I'm studying OWIN and its Katana implementation by Microsoft. I've already asked about this here and the answers will help you get a good overview of the subject. Going deeper I found this doubt. In the specification two pro-operating objects are proposed: the environment dictionary and the application delegate.
From what I understood the intuition behind it is this: the environment dictionary has all the HTTP request and response data. The application delegate, on the other hand, is a pointer to a function that receives the environment dictionary and returns a Task. In this way, the application delegate, so I understand it receives the environment dictionary with the request data, and is able to modify the response asynchronously.

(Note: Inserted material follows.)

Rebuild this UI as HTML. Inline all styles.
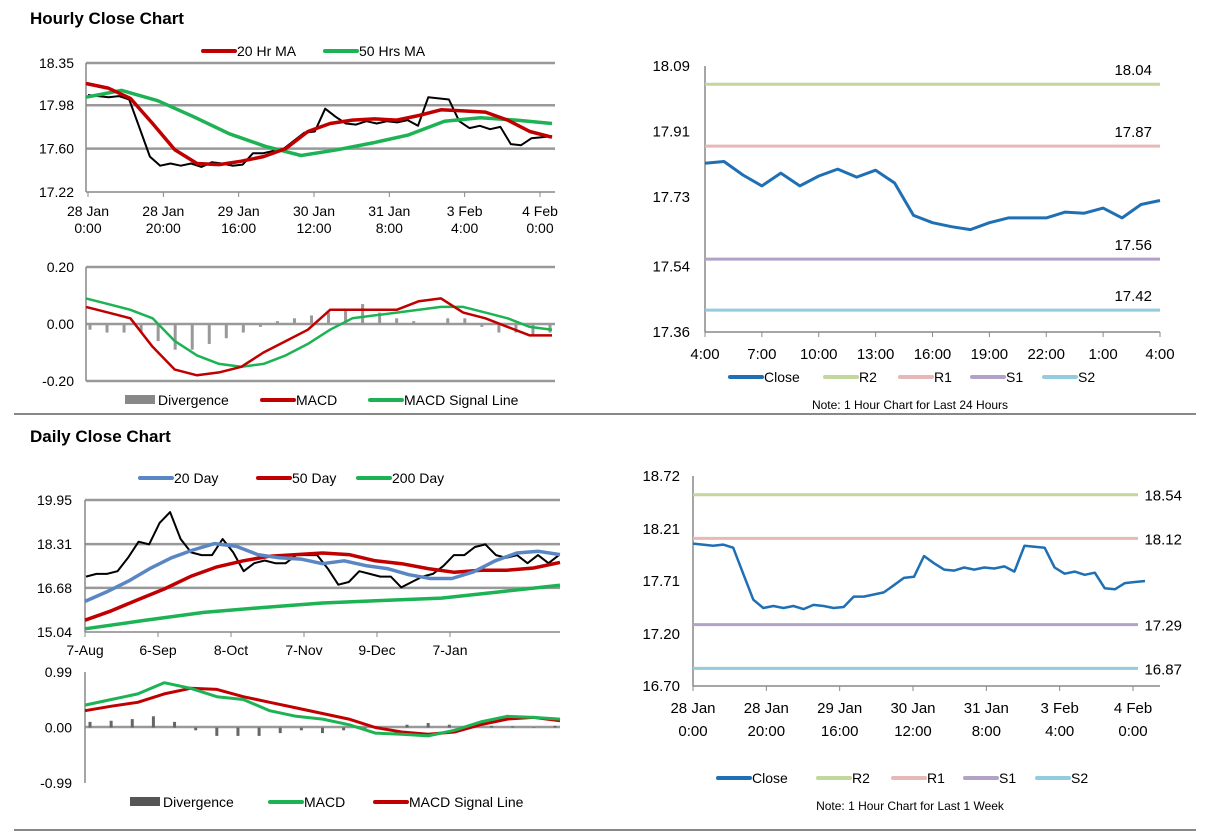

So far so good. My question is the existence of middleware. From what I understand the middleware are basically components that we can plug into the pipeline and that are able to interfere with the request by modifying the response. For example, Cookie Authentication Middleware can be plugged into the pipeline and handles the response in order to implement cookie authentication. Similarly, we can plug in the WebAPI that is able to handle the request and provide the functionality of a RESTful service.
Basically, there seems to be a very close relationship between middleware and application delegate. My question, in fact, is this: per application built on top of OWIN is there only one application delegate or several that work together? In this case how does the application delegate relate to the middleware?
I imagine it is as follows: there is an application delegate per application and when we use the Use
extension method to add a middleware basically what happens is that the Invoke
of the middleware is added to the delegate. In this way, the application delegate can execute all the tasks in sequence, one from each middleware, allowing each middleware to handle the request one after the other in the registration sequence. Is this the way it works?